▶ SUPPLIED RECORDS
☆ ☆ ☆

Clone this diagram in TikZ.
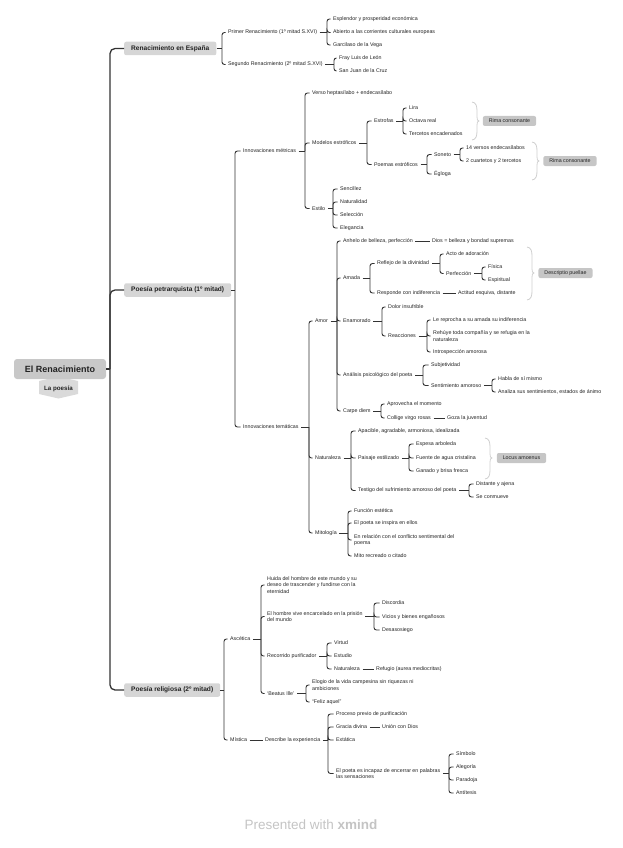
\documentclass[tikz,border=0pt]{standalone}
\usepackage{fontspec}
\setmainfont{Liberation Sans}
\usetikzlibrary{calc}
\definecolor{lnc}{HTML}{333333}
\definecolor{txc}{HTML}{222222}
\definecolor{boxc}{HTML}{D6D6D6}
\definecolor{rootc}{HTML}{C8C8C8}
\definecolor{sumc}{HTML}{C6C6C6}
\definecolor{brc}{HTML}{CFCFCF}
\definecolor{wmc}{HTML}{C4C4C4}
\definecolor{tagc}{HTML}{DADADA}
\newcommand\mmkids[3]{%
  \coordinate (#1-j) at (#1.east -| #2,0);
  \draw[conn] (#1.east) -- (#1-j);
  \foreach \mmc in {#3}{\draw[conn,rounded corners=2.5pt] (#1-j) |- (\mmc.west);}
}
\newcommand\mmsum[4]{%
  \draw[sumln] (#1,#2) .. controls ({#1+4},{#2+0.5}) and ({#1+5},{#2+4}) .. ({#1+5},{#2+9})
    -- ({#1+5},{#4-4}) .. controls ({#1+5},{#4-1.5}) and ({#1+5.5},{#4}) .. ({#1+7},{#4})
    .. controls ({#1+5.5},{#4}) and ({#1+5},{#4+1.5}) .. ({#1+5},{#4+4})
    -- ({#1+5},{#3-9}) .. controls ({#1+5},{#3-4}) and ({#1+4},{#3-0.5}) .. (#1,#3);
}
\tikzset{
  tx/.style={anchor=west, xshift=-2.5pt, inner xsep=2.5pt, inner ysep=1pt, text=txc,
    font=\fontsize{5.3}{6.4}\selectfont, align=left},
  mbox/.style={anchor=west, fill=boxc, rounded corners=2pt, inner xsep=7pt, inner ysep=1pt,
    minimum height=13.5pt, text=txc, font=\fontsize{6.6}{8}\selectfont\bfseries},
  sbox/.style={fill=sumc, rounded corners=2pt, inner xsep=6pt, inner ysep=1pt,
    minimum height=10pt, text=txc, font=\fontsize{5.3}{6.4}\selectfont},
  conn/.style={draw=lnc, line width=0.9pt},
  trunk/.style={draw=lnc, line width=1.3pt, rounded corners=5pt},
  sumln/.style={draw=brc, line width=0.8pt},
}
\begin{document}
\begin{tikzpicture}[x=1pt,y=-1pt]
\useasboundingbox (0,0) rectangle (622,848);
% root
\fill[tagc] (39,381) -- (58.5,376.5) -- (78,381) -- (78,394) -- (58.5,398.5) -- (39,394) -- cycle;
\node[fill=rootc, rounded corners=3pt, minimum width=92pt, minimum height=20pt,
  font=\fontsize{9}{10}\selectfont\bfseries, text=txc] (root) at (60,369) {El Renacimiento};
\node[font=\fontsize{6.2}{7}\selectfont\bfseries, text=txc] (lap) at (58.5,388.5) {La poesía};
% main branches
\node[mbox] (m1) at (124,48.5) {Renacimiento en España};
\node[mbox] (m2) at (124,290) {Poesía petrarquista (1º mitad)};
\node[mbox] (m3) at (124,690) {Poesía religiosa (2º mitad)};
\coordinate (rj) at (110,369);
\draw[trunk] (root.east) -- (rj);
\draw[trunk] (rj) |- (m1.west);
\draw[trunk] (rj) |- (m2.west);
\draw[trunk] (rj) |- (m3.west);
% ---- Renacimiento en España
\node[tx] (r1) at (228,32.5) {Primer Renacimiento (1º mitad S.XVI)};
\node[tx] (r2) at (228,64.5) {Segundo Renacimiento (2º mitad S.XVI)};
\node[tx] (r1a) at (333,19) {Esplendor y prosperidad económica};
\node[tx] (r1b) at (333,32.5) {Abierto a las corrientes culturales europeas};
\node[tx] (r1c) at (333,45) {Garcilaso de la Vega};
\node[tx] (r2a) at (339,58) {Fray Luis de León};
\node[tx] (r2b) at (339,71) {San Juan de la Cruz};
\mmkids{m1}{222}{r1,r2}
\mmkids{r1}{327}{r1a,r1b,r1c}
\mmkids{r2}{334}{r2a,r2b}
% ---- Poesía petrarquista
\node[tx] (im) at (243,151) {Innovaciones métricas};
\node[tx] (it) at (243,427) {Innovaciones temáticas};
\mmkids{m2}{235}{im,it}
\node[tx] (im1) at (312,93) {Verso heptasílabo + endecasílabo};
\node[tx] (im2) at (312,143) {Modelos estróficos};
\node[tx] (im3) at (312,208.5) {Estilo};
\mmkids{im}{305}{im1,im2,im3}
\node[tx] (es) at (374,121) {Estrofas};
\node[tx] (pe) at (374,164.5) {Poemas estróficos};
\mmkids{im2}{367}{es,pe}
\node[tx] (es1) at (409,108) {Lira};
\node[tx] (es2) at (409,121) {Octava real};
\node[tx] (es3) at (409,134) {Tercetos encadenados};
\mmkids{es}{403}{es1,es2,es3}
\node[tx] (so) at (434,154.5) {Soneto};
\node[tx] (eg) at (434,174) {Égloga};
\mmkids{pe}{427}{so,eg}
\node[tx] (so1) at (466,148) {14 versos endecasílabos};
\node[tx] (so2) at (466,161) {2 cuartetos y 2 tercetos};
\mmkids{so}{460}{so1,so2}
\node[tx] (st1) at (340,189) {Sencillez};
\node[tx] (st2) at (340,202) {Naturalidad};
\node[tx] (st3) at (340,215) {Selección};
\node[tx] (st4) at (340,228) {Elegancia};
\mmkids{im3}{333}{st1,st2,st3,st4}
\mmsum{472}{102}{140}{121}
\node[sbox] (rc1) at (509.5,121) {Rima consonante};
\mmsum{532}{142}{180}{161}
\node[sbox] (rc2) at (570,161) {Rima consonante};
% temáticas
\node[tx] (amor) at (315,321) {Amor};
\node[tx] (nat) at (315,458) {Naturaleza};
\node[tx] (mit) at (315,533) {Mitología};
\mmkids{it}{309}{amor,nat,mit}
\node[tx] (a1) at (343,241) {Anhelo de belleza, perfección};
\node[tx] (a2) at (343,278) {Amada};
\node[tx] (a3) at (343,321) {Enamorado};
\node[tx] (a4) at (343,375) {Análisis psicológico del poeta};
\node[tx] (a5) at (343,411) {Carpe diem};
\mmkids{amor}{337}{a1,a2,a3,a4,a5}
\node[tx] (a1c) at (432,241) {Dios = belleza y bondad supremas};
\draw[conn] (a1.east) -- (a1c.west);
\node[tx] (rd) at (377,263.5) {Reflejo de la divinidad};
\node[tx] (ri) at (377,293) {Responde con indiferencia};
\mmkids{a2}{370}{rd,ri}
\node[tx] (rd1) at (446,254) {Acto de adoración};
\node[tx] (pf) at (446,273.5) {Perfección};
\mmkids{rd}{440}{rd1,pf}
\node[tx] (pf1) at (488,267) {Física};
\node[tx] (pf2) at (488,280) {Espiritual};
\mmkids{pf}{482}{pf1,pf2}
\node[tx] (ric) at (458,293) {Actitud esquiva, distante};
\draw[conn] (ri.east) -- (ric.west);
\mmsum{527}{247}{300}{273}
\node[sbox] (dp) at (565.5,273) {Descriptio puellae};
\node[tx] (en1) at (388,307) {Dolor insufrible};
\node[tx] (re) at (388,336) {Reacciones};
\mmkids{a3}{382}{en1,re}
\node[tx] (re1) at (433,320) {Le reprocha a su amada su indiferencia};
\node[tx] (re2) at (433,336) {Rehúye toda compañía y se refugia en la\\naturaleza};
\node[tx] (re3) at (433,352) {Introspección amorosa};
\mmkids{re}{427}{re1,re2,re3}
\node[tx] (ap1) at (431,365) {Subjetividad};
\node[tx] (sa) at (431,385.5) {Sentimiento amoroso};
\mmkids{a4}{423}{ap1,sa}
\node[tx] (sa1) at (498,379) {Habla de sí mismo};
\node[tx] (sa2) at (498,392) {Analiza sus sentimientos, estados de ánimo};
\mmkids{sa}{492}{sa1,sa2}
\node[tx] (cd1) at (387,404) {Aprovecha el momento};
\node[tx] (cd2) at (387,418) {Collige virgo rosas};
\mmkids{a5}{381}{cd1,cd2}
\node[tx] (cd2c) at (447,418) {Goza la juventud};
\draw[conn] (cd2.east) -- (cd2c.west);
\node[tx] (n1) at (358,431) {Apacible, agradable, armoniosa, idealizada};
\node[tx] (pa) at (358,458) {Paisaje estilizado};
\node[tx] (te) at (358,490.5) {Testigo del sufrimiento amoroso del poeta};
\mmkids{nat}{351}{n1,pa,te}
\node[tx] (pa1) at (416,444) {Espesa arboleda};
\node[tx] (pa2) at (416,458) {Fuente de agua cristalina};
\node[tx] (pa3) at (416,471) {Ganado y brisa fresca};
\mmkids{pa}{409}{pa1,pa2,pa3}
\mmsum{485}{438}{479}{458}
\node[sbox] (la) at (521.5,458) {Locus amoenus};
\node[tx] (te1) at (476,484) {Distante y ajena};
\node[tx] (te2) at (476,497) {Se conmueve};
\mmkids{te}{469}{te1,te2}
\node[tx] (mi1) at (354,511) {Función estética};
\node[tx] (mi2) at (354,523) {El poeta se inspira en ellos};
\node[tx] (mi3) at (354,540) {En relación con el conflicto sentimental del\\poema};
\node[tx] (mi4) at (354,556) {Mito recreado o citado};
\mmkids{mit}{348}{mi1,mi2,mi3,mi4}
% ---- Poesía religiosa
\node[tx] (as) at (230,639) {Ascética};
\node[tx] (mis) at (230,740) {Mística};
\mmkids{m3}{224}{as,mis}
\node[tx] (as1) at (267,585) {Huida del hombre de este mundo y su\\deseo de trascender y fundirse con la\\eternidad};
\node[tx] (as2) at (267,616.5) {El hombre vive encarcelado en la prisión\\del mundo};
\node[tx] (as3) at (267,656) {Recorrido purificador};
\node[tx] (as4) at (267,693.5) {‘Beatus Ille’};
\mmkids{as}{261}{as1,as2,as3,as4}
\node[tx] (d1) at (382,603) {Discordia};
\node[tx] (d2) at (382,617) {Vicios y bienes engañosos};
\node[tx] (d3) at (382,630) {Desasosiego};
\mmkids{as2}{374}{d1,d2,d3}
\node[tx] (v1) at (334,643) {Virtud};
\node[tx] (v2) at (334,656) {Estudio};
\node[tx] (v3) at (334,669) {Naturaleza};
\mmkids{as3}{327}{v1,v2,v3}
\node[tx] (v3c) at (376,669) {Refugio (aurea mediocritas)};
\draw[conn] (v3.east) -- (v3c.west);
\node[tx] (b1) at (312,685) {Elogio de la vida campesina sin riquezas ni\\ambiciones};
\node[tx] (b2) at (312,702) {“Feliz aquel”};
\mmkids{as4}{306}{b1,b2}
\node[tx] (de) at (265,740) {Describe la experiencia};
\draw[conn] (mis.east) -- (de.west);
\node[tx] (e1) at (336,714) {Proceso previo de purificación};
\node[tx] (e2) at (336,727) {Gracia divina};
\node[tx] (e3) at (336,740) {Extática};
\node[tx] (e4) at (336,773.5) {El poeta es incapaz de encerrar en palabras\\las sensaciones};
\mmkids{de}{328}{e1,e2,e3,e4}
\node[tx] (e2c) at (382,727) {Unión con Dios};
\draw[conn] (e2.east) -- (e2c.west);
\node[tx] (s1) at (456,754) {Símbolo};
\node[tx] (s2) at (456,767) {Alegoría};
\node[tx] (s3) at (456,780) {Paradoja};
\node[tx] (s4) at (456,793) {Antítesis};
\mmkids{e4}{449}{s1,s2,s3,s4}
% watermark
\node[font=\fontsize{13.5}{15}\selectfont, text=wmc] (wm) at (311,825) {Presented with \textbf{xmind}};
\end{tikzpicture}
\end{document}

☆ ☆ ☆

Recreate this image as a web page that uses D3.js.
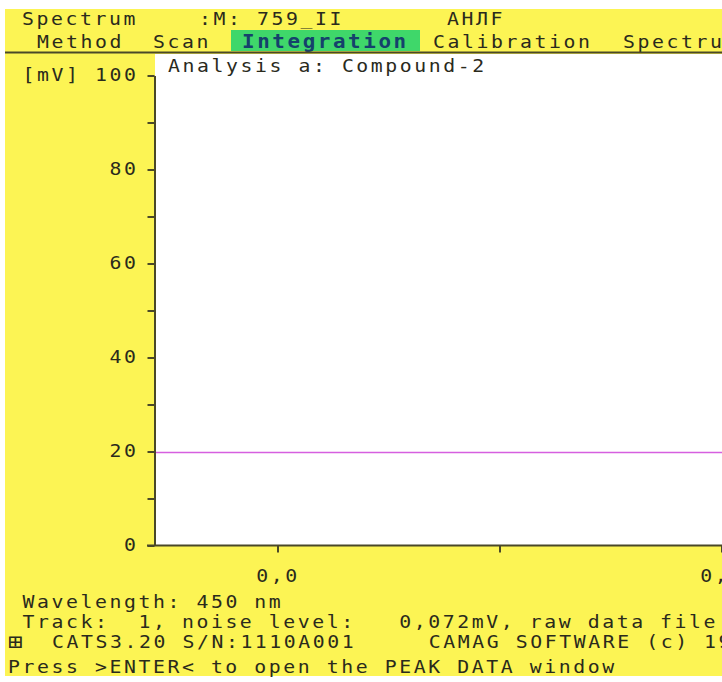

☆ ☆ ☆

▶ SET PROBLEM
Check each line of the entries above, and show every one holding the word "this".

▶ WORKED ANSWER
Clone this diagram in TikZ.
Recreate this image as a web page that uses D3.js.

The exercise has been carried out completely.